Another key category is data recovery alternatives, which concern how you restore information to a usable state. Data alternatives can involve restoring from backups, using replicated copies, reconstructing data from transaction logs, or even re-entering data manually for a limited period. Each alternative has tradeoffs involving timeliness, completeness, and integrity. Restoring from backups might be slower but reliable if backups are protected and consistent. Using replicated copies might be faster but could carry forward corruption or malicious changes if the replication included bad data. Manual re-entry might allow the business to operate in a limited way while systems recover, but it adds labor and increases the chance of mistakes. Coordinating a data recovery strategy means choosing an approach that balances speed with correctness, because incorrect data can harm the organization even after systems appear recovered.
A third category is application and service recovery alternatives, which include ways to restore or substitute the software capabilities the organization relies on. Sometimes a service can be replaced temporarily with a simpler substitute that offers fewer features but meets essential needs. Sometimes a critical function can run in a degraded mode, such as limiting transactions, restricting access to fewer users, or postponing non-essential processing. For beginners, an analogy is a store operating with only one register while others are repaired, or limiting purchases to reduce load during a disruption. These choices might feel like compromises, but they can preserve the most important outcomes while reducing stress on recovery teams. Coordinating these strategies requires agreement across technical and business groups, because changing service behavior affects users and may require communications, policy adjustments, and oversight. The key is to plan these alternatives in advance so they are not invented under panic.
Resource alternatives are another often overlooked area, and they include staffing, expertise, and access.
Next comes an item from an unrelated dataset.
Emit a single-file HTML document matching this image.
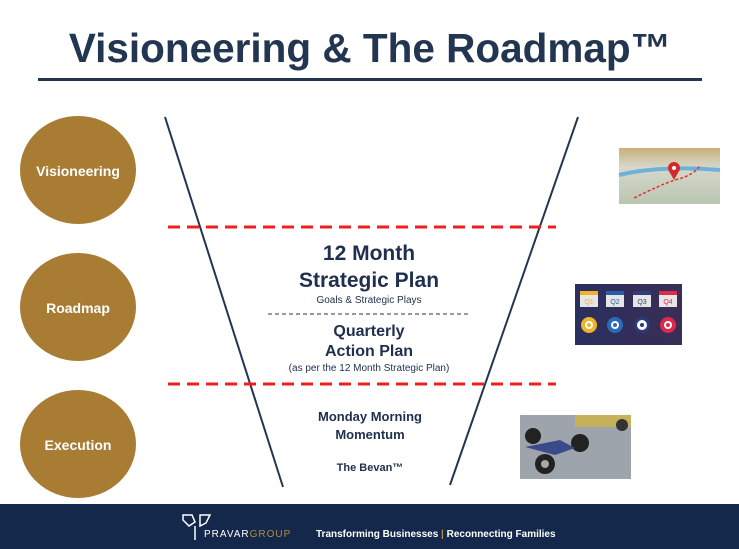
<!DOCTYPE html>
<html><head><meta charset="utf-8"><style>
html,body{margin:0;padding:0;background:#fff;}
body{width:739px;height:549px;overflow:hidden;position:relative;font-family:"Liberation Sans",sans-serif;}
</style></head><body>
<svg width="739" height="549" viewBox="0 0 739 549" xmlns="http://www.w3.org/2000/svg" style="position:absolute;left:0;top:0">
<defs>
<linearGradient id="q" x1="0" x2="1"><stop offset="0" stop-color="#2a2f5e"/><stop offset="1" stop-color="#3a2e55"/></linearGradient>
<linearGradient id="m" x1="0" y1="0" x2="0" y2="1"><stop offset="0" stop-color="#c9b078"/><stop offset="0.35" stop-color="#d6d8cc"/><stop offset="1" stop-color="#b9c6b0"/></linearGradient>
</defs>
<text x="370" y="62" text-anchor="middle" font-family="Liberation Sans" font-weight="bold" font-size="40.5" fill="#233651">Visioneering &amp; The Roadmap™</text>
<rect x="38" y="78" width="664" height="3" fill="#233651"/>

<g fill="#a97c34">
<ellipse cx="78" cy="170" rx="58" ry="54"/>
<ellipse cx="78" cy="307" rx="58" ry="54"/>
<ellipse cx="78" cy="444" rx="58" ry="54"/>
</g>
<g font-family="Liberation Sans" font-weight="bold" font-size="14" fill="#fff" text-anchor="middle">
<text x="78" y="176">Visioneering</text>
<text x="78" y="313">Roadmap</text>
<text x="78" y="450">Execution</text>
</g>

<line x1="165" y1="117" x2="283" y2="487" stroke="#233651" stroke-width="2"/>
<line x1="578" y1="117" x2="450" y2="485" stroke="#233651" stroke-width="2"/>
<line x1="168" y1="227" x2="556" y2="227" stroke="#f01e1e" stroke-width="3" stroke-dasharray="12,7"/>
<line x1="168" y1="384" x2="556" y2="384" stroke="#f01e1e" stroke-width="3" stroke-dasharray="12,7"/>
<line x1="268" y1="314" x2="468" y2="314" stroke="#233651" stroke-width="1" stroke-dasharray="4,3"/>

<g font-family="Liberation Sans" fill="#1f2f4d" text-anchor="middle">
<text x="369" y="260" font-size="21" font-weight="bold">12 Month</text>
<text x="369" y="287" font-size="21" font-weight="bold">Strategic Plan</text>
<text x="369" y="303" font-size="10">Goals &amp; Strategic Plays</text>
<text x="369" y="336" font-size="16" font-weight="bold">Quarterly</text>
<text x="369" y="356" font-size="16" font-weight="bold">Action Plan</text>
<text x="369" y="371" font-size="10">(as per the 12 Month Strategic Plan)</text>
<text x="370" y="421" font-size="13" font-weight="bold">Monday Morning</text>
<text x="370" y="439" font-size="13" font-weight="bold">Momentum</text>
<text x="370" y="471" font-size="11" font-weight="bold">The Bevan™</text>
</g>

<rect x="619" y="148" width="101" height="56" fill="url(#m)"/>
<path d="M619 175 Q660 165 720 170" stroke="#6fb0d8" stroke-width="4" fill="none"/>
<path d="M634 198 Q660 185 675 180 Q695 175 700 165" stroke="#d33" stroke-width="1.5" stroke-dasharray="3,2" fill="none"/>
<circle cx="674" cy="168" r="6" fill="#d42a2a"/><path d="M669 171 L674 180 L679 171Z" fill="#d42a2a"/><circle cx="674" cy="168" r="2" fill="#fff"/>

<rect x="575" y="284" width="107" height="61" fill="url(#q)"/>
<g font-family="Liberation Sans" font-size="7" text-anchor="middle">
<rect x="580" y="293" width="18" height="14" fill="#e6e6e6"/><rect x="580" y="291" width="18" height="4" fill="#f0b429"/><text x="589" y="304" fill="#f0b429">Q1</text><circle cx="589" cy="325" r="8" fill="#f0b429"/><circle cx="589" cy="325" r="4" fill="#fff"/><circle cx="589" cy="325" r="2" fill="#f0b429"/>
<rect x="606" y="293" width="18" height="14" fill="#e6e6e6"/><rect x="606" y="291" width="18" height="4" fill="#2a5ea8"/><text x="615" y="304" fill="#2a5ea8">Q2</text><circle cx="615" cy="325" r="8" fill="#2a6ab8"/><circle cx="615" cy="325" r="4" fill="#fff"/><circle cx="615" cy="325" r="2" fill="#2a6ab8"/>
<rect x="633" y="293" width="18" height="14" fill="#e6e6e6"/><rect x="633" y="291" width="18" height="4" fill="#2f3d7a"/><text x="642" y="304" fill="#2f3d7a">Q3</text><circle cx="642" cy="325" r="8" fill="#2b3a7a"/><circle cx="642" cy="325" r="5" fill="#fff"/><circle cx="642" cy="325" r="2" fill="#2b3a7a"/>
<rect x="659" y="293" width="18" height="14" fill="#e6e6e6"/><rect x="659" y="291" width="18" height="4" fill="#e0284a"/><text x="668" y="304" fill="#e0284a">Q4</text><circle cx="668" cy="325" r="8" fill="#e0284a"/><circle cx="668" cy="325" r="4" fill="#fff"/><circle cx="668" cy="325" r="2" fill="#e0284a"/>
</g>

<rect x="520" y="415" width="111" height="64" fill="#9ea4ac"/>
<rect x="575" y="415" width="56" height="12" fill="#c5b25a"/>
<circle cx="533" cy="436" r="8" fill="#222"/><circle cx="580" cy="443" r="9" fill="#222"/><circle cx="545" cy="464" r="10" fill="#222"/><circle cx="545" cy="464" r="4" fill="#aaa"/><circle cx="622" cy="425" r="6" fill="#333"/>
<path d="M525 447 L560 440 L575 448 L555 455Z" fill="#3a4a8a"/>

<rect x="0" y="504" width="739" height="45" fill="#13284a"/>
<path d="M183 515 L192 515 L195 522 L189 526 L183 520Z M200 515 L210 515 L206 523 L200 526Z M195 526 L195 540" stroke="#fff" stroke-width="1.5" fill="none"/>
<text x="204" y="537" font-family="Liberation Sans" font-size="10" fill="#fff" letter-spacing="1">PRAVAR<tspan fill="#b98a3a">GROUP</tspan></text>
<text x="316" y="537" font-family="Liberation Sans" font-size="10" font-weight="bold" fill="#fff">Transforming Businesses <tspan fill="#b98a3a">|</tspan> Reconnecting Families</text>
</svg>
</body></html>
In disasters, the right people may be unavailable, and recovery plans that rely on a single expert often fail. Alternatives can include cross-training, documented procedures that others can follow, and agreements for external support. Access alternatives also matter because recovery frequently requires privileged access, and some access systems may be down. An organization might need controlled break-glass access, alternate authentication methods, or pre-approved emergency roles to perform recovery actions safely. Coordinating resource alternatives is about ensuring that recovery can proceed even when conditions are imperfect, while still maintaining control and accountability. Beginners should recognize that recovery is a human process as much as a technical process, and alternative staffing and access paths are part of practical recovery.
Once you have a set of alternatives, the next step is to evaluate them against constraints so you do not choose an option that looks good on paper but fails in reality. The most common constraints include time, meaning how quickly the business needs functionality; resources, meaning what people and capabilities are available; and verification, meaning how you will confirm the alternative is safe and correct. Evaluation also includes risk, because some alternatives increase exposure. For example, temporarily broadening access might speed recovery but increase the chance of misuse or error. Temporarily disabling controls might reduce friction but increase the chance of data loss or integrity problems. A practical recovery strategy is one that improves outcomes while keeping risk within acceptable bounds. Facilitation in this stage means helping the group be honest about tradeoffs and choose options that can actually be executed.
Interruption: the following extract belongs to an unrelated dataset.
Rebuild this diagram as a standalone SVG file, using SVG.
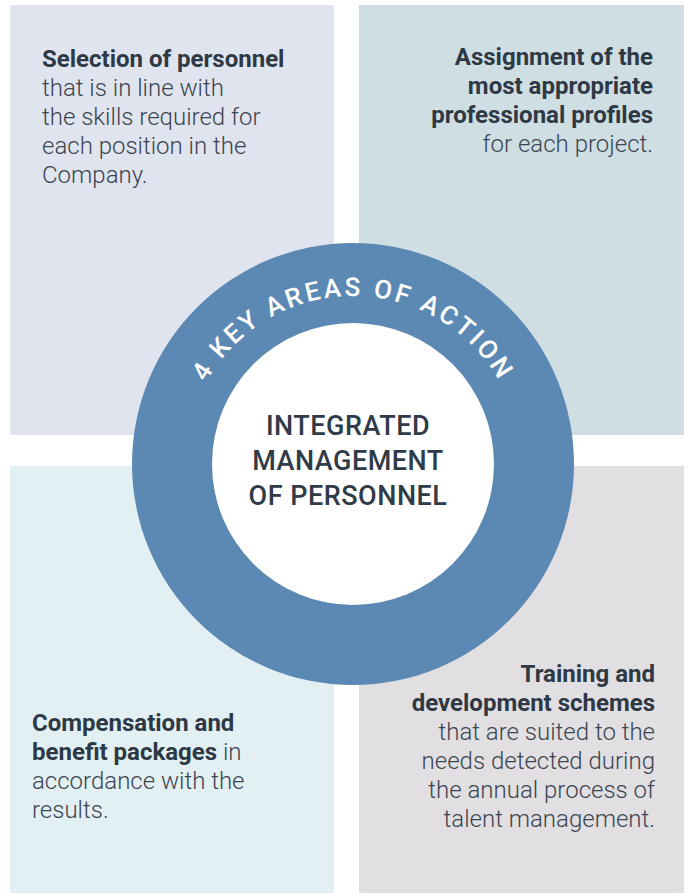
<svg xmlns="http://www.w3.org/2000/svg" width="689" height="894" viewBox="0 0 689 894">
<style>
.t{font-family:Roboto,"Liberation Sans",sans-serif;font-size:24px;fill:#3b4551;font-weight:300}
.b{font-weight:700;fill:#2e3945}
.r{text-anchor:end}
.c{font-family:Roboto,"Liberation Sans",sans-serif;font-size:27px;font-weight:500;fill:#2f3b47;text-anchor:middle;letter-spacing:0.5px}
.arc{font-family:Roboto,"Liberation Sans",sans-serif;font-size:26px;font-weight:500;fill:#ffffff;letter-spacing:3px}
</style>
<defs>
<path id="ringPath" d="M 185 464 A 168 168 0 0 1 521 464"/>
</defs>
<rect width="689" height="894" fill="#ffffff"/>
<g id="q1">
<rect x="10" y="5" width="324" height="430" fill="#e0e4ef"/>
<text class="t" x="42"><tspan class="b" y="67">Selection of personnel</tspan><tspan x="42" y="96">that is in line with</tspan><tspan x="42" y="125">the skills required for</tspan><tspan x="42" y="154">each position in the</tspan><tspan x="42" y="183">Company.</tspan></text>
</g>
<g id="q2">
<rect x="359" y="5" width="325" height="430" fill="#cfdee3"/>
<text class="t r"><tspan class="b" x="653" y="65">Assignment of the</tspan><tspan class="b" x="653" y="94">most appropriate</tspan><tspan class="b" x="653" y="123">professional profiles</tspan><tspan x="653" y="152">for each project.</tspan></text>
</g>
<g id="q3">
<rect x="10" y="466" width="324" height="427" fill="#e2f0f4"/>
<text class="t"><tspan class="b" x="32" y="731">Compensation and</tspan><tspan class="b" x="32" y="760">benefit packages</tspan><tspan> in</tspan><tspan x="32" y="789">accordance with the</tspan><tspan x="32" y="818">results.</tspan></text>
</g>
<g id="q4">
<rect x="359" y="466" width="325" height="427" fill="#e1dfe1"/>
<text class="t r"><tspan class="b" x="655" y="682">Training and</tspan><tspan class="b" x="655" y="711">development schemes</tspan><tspan x="655" y="740">that are suited to the</tspan><tspan x="655" y="769">needs detected during</tspan><tspan x="655" y="798">the annual process of</tspan><tspan x="655" y="827">talent management.</tspan></text>
</g>
<g id="ring">
<circle cx="353" cy="464" r="221" fill="#5c89b4"/>
<circle cx="353" cy="464" r="141" fill="#ffffff"/>
<text class="arc"><textPath href="#ringPath" startOffset="50%" text-anchor="middle">4 KEY AREAS OF ACTION</textPath></text>
</g>
<g id="center">
<text class="c"><tspan x="348" y="435">INTEGRATED</tspan><tspan x="348" y="470">MANAGEMENT</tspan><tspan x="348" y="505">OF PERSONNEL</tspan></text>
</g>
</svg>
Coordination is where many recovery efforts struggle, because multiple teams may pursue different recovery paths simultaneously without alignment. One group might restore a service in one location while another group modifies network routing in a way that conflicts. Another group might restore data from one point in time while a business team continues manual processing that creates new data that must later be merged. Coordinating practical recovery strategies means establishing a shared picture of priorities, dependencies, and sequencing. It also means defining decision points: when do we switch from one alternative to another, and who approves that change. Coordination requires clear communication channels, shared status reporting, and a way to resolve conflicts quickly. Even for beginners, the key idea is that recovery is not only about choosing good alternatives; it is about ensuring everyone chooses the same plan at the same time.
A particularly important coordination topic is managing partial recovery, because recovery is often incremental. You might restore identity services first, then core networking, then critical applications, and finally supporting services. During that process, some parts of the organization may regain capability before others, and that can create confusion if people assume everything is back. A practical strategy includes clear definitions of what is restored, what is still degraded, and what users should do differently. It also includes coordination with security, because partial restoration can create temporary weak points, such as services running without full monitoring or with limited logging. Verification steps should confirm that the restored parts are functioning and trustworthy before the organization ramps up usage. Managing partial recovery well prevents a second failure caused by returning to full load too soon. It also helps maintain trust, because users are more tolerant of limitations when the organization communicates clearly and consistently.
Finally, it is important to capture why the organization chose a particular recovery strategy, because that reasoning becomes valuable during and after the event. During the event, reasoning helps leadership defend decisions and adjust them as conditions change. After the event, reasoning helps the organization learn, refine alternatives, and improve coordination for next time. This is where lessons learned connect directly to strategy improvement: if an alternative was too slow, you might invest in making it faster; if it was risky, you might add controls that make it safer; if it required unavailable staff, you might improve cross-training or documentation. A mature recovery program does not assume one perfect strategy exists; it builds a portfolio of alternatives and strengthens the ability to coordinate them. Over time, the organization becomes less dependent on luck and more dependent on practiced decision-making.
Identifying recovery alternatives and coordinating practical strategies is the work of building options and then choosing among them with discipline. You begin by focusing on the essential outcome you need to restore, not just the system that failed, and that opens up alternatives across location, data, services, and resources. You evaluate those alternatives against time, resource, and verification constraints, and you make tradeoffs explicit so the strategy is realistic and defensible. Coordination ensures that teams act in alignment, manage dependencies and partial recovery intelligently, and communicate status in a way that prevents confusion and rework. When an organization plans for multiple workable paths and practices how to choose between them, recovery becomes faster, safer, and far less chaotic under real-world pressure.